British Foreign Secretary Philip Hammond has stressed the difficulties of leaving the European Union, saying that a Brexit agreement could take up to six years and that the country’s ability to negotiate trade agreements would be limited.
“The concern is this … if a future treaty between the U.K. and the EU-27 is deemed to be a mixed competence, it will have to be ratified by 27 national parliaments. I think I am right in saying the shortest time in which that has been done in any EU treaty is just under four years, and that is after taking into account the time it has taken to negotiate,” Hammond told parliamentarians on Tuesday, according to the Guardian.
The agreement to settle relations between the U.K. and the remaining 27 member countries after Brexit will not only concern trade — which is an EU-only competence — but will also cover other aspects of future EU-U.K. relations, such as security and foreign policy. It will therefore need to be ratified by all 27 parliaments.

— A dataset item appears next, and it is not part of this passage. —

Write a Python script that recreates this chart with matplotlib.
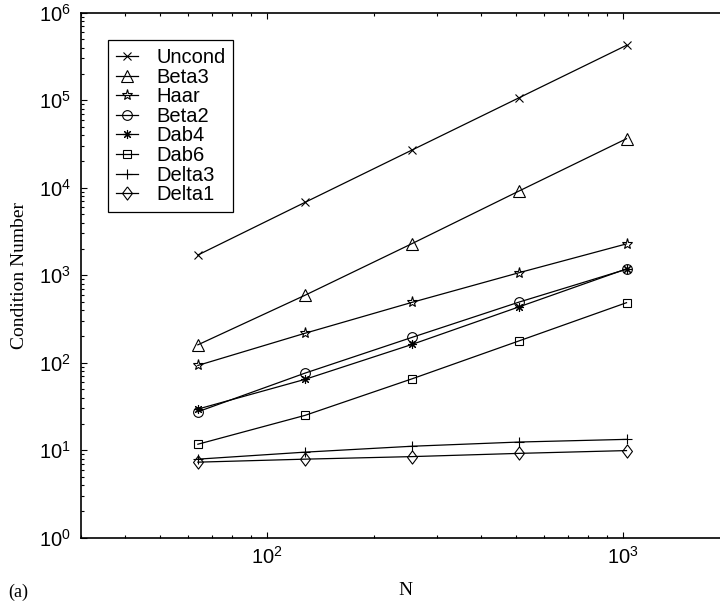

Hammond also noted that Britain would face legal difficulties in negotiating trade agreements with non-EU countries. It has begun “preliminary” talks with India and has also announced that it will sound out post-Brexit arrangements with the U.S., China, South Korea and Japan.

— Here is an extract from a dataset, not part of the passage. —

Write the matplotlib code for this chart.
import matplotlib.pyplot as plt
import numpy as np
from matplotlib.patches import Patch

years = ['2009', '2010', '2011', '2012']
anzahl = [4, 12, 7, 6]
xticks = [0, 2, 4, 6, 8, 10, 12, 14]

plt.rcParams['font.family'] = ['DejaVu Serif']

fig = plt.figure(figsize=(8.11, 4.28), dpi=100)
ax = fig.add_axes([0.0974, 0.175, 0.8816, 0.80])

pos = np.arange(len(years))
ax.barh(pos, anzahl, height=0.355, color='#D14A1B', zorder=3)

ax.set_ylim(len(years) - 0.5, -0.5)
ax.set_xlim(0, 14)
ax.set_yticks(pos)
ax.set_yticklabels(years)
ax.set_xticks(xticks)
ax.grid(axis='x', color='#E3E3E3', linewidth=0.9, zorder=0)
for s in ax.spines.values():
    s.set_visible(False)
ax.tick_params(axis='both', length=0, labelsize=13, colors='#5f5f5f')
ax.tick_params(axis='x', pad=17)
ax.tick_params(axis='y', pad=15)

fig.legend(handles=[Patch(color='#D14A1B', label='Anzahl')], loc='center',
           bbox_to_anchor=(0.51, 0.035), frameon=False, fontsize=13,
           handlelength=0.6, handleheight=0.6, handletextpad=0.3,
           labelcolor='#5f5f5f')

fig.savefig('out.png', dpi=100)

“Until we have served an Article 50 notice, we remain a full, participating member of the EU and our ability to negotiate new trade agreements is restricted by the continued application of EU law until we have negotiated our exit from the EU,” Hammond told British MPs. “We have to tread a careful path having any preliminary negotiations but remain on the right side of our international obligations,” Hammond said.